== Material ==
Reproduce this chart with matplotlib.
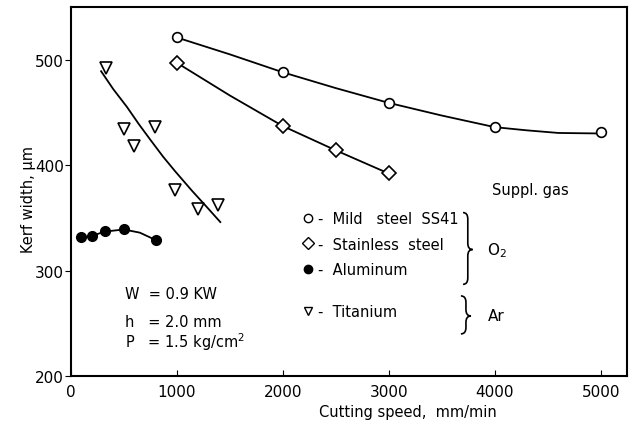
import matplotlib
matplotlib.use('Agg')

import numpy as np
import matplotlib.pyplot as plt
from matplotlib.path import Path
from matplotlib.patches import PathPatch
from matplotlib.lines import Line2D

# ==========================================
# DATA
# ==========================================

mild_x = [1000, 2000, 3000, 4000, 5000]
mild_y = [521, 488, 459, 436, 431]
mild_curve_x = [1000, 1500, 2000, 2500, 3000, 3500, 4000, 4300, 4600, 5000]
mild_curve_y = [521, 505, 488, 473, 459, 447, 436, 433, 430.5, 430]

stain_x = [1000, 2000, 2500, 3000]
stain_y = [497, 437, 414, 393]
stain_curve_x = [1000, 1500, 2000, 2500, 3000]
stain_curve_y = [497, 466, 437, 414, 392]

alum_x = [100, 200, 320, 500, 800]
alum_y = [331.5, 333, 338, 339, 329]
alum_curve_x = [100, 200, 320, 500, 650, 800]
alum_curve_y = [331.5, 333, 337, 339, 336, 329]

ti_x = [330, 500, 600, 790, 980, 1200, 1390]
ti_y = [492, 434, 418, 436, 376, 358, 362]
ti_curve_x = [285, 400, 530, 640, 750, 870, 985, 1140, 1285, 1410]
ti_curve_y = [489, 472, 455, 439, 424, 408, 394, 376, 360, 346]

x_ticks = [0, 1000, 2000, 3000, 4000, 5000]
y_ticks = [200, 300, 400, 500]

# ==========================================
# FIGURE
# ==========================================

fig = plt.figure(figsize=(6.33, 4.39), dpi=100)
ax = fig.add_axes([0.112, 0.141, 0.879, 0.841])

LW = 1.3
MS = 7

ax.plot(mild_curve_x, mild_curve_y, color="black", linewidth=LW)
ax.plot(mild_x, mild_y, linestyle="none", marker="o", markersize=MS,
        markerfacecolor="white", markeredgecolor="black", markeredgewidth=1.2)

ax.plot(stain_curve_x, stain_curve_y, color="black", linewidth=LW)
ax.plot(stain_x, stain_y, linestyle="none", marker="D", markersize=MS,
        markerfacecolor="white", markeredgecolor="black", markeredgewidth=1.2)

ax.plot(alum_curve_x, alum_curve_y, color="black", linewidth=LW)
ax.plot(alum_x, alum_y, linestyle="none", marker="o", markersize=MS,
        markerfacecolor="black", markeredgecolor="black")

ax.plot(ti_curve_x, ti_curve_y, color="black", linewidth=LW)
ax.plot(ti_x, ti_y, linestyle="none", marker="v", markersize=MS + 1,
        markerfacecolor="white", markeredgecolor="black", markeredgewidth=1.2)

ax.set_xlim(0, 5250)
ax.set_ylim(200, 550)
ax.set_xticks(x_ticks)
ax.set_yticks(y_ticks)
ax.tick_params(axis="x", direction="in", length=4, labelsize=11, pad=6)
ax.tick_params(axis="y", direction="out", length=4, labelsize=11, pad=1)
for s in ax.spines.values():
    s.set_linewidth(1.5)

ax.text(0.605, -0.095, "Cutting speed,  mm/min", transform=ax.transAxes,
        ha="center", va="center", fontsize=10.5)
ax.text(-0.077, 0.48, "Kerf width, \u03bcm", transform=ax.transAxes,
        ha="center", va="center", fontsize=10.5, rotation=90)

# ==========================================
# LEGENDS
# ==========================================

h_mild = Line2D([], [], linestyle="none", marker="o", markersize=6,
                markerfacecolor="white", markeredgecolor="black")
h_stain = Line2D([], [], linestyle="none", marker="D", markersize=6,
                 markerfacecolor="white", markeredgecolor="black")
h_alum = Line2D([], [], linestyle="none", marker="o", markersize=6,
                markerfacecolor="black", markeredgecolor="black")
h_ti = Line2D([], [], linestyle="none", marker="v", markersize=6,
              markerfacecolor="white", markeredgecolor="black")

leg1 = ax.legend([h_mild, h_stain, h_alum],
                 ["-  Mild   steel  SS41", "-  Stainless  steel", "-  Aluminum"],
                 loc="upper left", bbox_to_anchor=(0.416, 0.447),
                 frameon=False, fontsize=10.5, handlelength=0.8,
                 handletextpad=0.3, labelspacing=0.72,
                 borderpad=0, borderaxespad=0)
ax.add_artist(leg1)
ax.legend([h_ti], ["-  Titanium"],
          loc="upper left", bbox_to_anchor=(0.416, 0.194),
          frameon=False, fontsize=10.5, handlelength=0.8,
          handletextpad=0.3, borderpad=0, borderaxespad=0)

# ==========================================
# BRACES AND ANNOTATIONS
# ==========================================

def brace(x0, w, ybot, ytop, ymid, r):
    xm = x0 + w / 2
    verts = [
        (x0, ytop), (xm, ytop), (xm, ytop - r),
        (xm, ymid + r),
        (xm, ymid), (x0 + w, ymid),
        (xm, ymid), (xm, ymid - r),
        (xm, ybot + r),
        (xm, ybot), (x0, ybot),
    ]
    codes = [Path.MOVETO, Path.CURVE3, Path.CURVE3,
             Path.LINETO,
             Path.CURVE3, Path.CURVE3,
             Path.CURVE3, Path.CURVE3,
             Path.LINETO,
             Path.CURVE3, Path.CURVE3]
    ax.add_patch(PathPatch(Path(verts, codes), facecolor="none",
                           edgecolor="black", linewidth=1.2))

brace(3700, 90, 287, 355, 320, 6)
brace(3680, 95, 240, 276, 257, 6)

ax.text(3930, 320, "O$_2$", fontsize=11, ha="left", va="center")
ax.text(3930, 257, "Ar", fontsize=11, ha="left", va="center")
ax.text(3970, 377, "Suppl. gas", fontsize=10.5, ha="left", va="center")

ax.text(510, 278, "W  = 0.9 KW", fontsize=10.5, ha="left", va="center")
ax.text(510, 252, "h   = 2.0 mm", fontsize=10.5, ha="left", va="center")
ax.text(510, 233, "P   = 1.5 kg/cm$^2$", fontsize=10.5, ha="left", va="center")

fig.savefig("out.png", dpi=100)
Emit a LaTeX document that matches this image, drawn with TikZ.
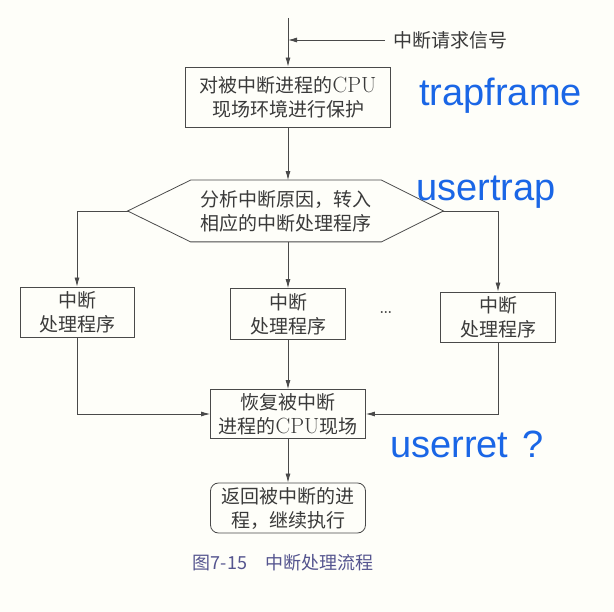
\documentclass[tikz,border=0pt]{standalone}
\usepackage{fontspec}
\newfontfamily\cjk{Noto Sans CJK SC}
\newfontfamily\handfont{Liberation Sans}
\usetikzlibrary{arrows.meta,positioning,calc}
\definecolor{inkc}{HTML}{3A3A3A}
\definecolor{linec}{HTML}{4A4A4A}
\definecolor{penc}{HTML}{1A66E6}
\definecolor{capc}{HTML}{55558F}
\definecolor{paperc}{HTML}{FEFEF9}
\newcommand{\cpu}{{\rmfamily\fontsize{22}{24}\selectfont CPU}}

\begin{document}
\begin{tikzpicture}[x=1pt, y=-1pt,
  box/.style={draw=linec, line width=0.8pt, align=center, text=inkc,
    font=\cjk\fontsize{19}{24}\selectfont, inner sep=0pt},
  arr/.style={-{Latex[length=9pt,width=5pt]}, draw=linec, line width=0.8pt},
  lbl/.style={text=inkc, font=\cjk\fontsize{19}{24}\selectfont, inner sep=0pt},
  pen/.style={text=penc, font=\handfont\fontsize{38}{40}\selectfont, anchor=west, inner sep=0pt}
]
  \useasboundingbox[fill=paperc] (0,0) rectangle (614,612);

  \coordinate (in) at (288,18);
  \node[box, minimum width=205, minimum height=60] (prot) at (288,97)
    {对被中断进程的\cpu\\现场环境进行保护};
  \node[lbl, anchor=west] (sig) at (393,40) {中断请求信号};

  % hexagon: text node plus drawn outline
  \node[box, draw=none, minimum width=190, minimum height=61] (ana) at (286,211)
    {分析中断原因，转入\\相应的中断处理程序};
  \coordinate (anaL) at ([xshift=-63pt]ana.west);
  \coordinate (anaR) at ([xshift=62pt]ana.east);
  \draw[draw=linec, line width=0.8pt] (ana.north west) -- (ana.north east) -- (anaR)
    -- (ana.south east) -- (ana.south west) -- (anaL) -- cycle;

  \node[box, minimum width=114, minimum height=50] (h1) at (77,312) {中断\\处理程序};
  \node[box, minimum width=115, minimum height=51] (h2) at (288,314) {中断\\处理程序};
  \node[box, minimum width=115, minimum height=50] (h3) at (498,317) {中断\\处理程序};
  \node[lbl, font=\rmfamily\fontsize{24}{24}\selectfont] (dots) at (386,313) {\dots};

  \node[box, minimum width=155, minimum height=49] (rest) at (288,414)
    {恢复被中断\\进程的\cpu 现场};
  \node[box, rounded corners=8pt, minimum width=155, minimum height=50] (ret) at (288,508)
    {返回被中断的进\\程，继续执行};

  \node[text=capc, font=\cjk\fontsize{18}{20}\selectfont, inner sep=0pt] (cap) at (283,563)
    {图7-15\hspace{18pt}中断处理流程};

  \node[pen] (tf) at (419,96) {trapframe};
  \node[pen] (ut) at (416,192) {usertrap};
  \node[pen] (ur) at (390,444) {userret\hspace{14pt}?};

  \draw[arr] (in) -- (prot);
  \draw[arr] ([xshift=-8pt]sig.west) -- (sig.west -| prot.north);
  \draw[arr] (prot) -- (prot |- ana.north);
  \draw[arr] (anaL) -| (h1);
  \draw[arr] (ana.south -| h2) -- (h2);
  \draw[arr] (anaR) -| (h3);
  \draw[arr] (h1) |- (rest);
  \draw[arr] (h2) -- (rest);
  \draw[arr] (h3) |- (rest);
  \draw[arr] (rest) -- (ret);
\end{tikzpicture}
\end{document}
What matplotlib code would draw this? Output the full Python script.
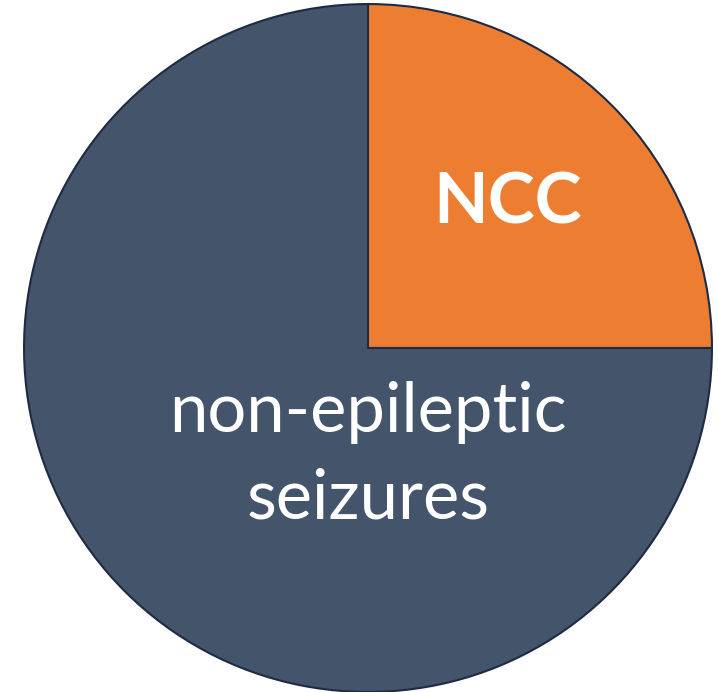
===
Look through the entries above and list every line containing "this".

### Response
Reproduce this chart with matplotlib.
Emit a LaTeX document that matches this image, drawn with TikZ.
What matplotlib code would draw this? Output the full Python script.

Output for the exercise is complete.